I'll turn 71 this year. Need to transfer my RRSP to RRIF. My wife is 65. Currently we both receives government pension and OAS. Next year I will have to withdraw money from my RRIF based on my wife's age. My question is, can I split the amount of income from my RRIF for tax purpose, even my wife has not transfer her RRSP to RRIF ?
Thanks.


----------



## cardhu (May 26, 2009)

Yes ... any income that is eligible for the Pension Amount tax credit can be split. Note that it doesn't have to be an exact split, you can shift any amount from 0% to 50% of your RRIF income, to your spouse, whatever works out to your greatest benefit. 

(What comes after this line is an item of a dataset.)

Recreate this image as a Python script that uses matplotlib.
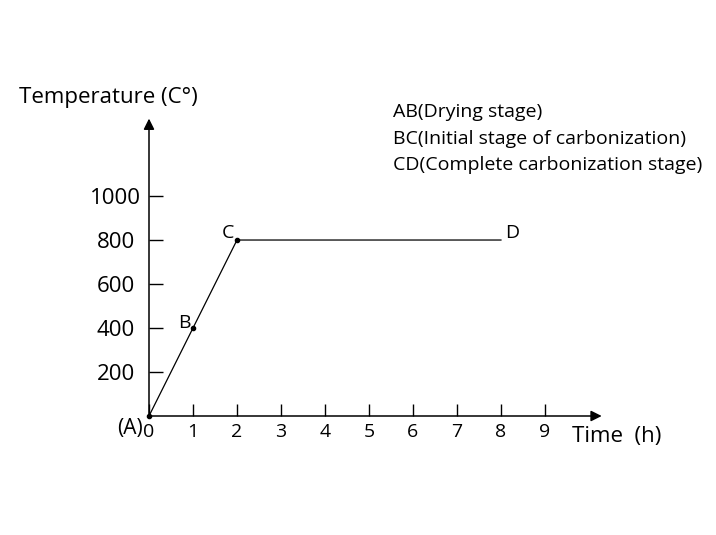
import matplotlib.pyplot as plt

plt.rcParams['font.family'] = ['Open Sans', 'DejaVu Sans']

# process curve A -> B -> C -> D
time_h = [0, 1, 2, 8]
temp_c = [0, 400, 800, 800]
point_names = ['(A)', 'B', 'C', 'D']

x_ticks = list(range(0, 10))
y_ticks = [200, 400, 600, 800, 1000]

stages = ['AB(Drying stage)',
          'BC(Initial stage of carbonization)',
          'CD(Complete carbonization stage)']

fig = plt.figure(figsize=(7.16, 5.35), dpi=100)
ax = fig.add_axes([149 / 716, 119 / 535, 452.7 / 716, 297.4 / 535])
ax.set_xlim(0, 10.29)
ax.set_ylim(0, 1352)

for s in ax.spines.values():
    s.set_visible(False)

# axes drawn as arrows
arrow = dict(arrowstyle='-|>', color='black', lw=1.1, mutation_scale=16,
             shrinkA=0, shrinkB=0)
ax.annotate('', xy=(1, 0), xytext=(0, 0), xycoords='axes fraction', arrowprops=arrow)
ax.annotate('', xy=(0, 1), xytext=(0, 0), xycoords='axes fraction', arrowprops=arrow)

ax.plot(time_h, temp_c, color='black', lw=0.9, clip_on=False)
ax.plot(time_h[:3], temp_c[:3], 'o', color='black', ms=3, clip_on=False)

ax.set_xticks(x_ticks)
ax.set_xticklabels([str(v) for v in x_ticks], fontsize=14)
ax.set_yticks(y_ticks)
ax.set_yticklabels([str(v) for v in y_ticks], fontsize=16, ha='center')
ax.tick_params(axis='x', direction='in', length=9, width=1.0, pad=5)
ax.tick_params(axis='y', direction='in', length=10, width=1.0, pad=24)

# point labels
ax.text(-0.43, -58, point_names[0], fontsize=15, ha='center', va='center')
ax.text(0.8, 425, point_names[1], fontsize=14, ha='center', va='center')
ax.text(1.8, 832, point_names[2], fontsize=14, ha='center', va='center')
ax.text(8.25, 830, point_names[3], fontsize=14, ha='center', va='center')

# axis titles
ax.text(-0.287, 1.051, 'Temperature (C°)', transform=ax.transAxes,
        fontsize=16, ha='left', va='baseline')
ax.text(0.934, -0.088, 'Time  (h)', transform=ax.transAxes,
        fontsize=16, ha='left', va='baseline')

# stage notes
for i, s in enumerate(stages):
    ax.text(5.545, 1358 - i * 120, s, fontsize=14, ha='left', va='baseline')

fig.savefig('out.png', dpi=100)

Unlike the splitting of CPP income, in which they actually send your spouse a separate cheque, and a separate T-slip, with pension splitting you will continue to receive the full amount in your name, and the T-slip should be in your name also, but the shift occurs on the tax form itself.


----------



## OhGreatGuru (May 24, 2009)

In case it wasn't clear why, RRIF income after age 65 is reported on Line 115, where it is eligible for pension splitting. RRIF income before age 65 is reported on Line 130.


----------



## Ben1491 (Jan 13, 2012)

Thank you very much guys. It is good to know. I have been using U-file to file tax last few years. Guess it would have all the necessary lines to fill in with these matter. Hope I will not miss this.
One more question. I have a lock-in RRSP plan. Is the minimum withdraw rate is same as for the normal RRSP ? Many thanks.


----------



## Ben1491 (Jan 13, 2012)

Thank you guys. I'll make sure I remember that when I file my tax in spring 2014. (I use tax program, hope it has the proper lines for me to input.)


----------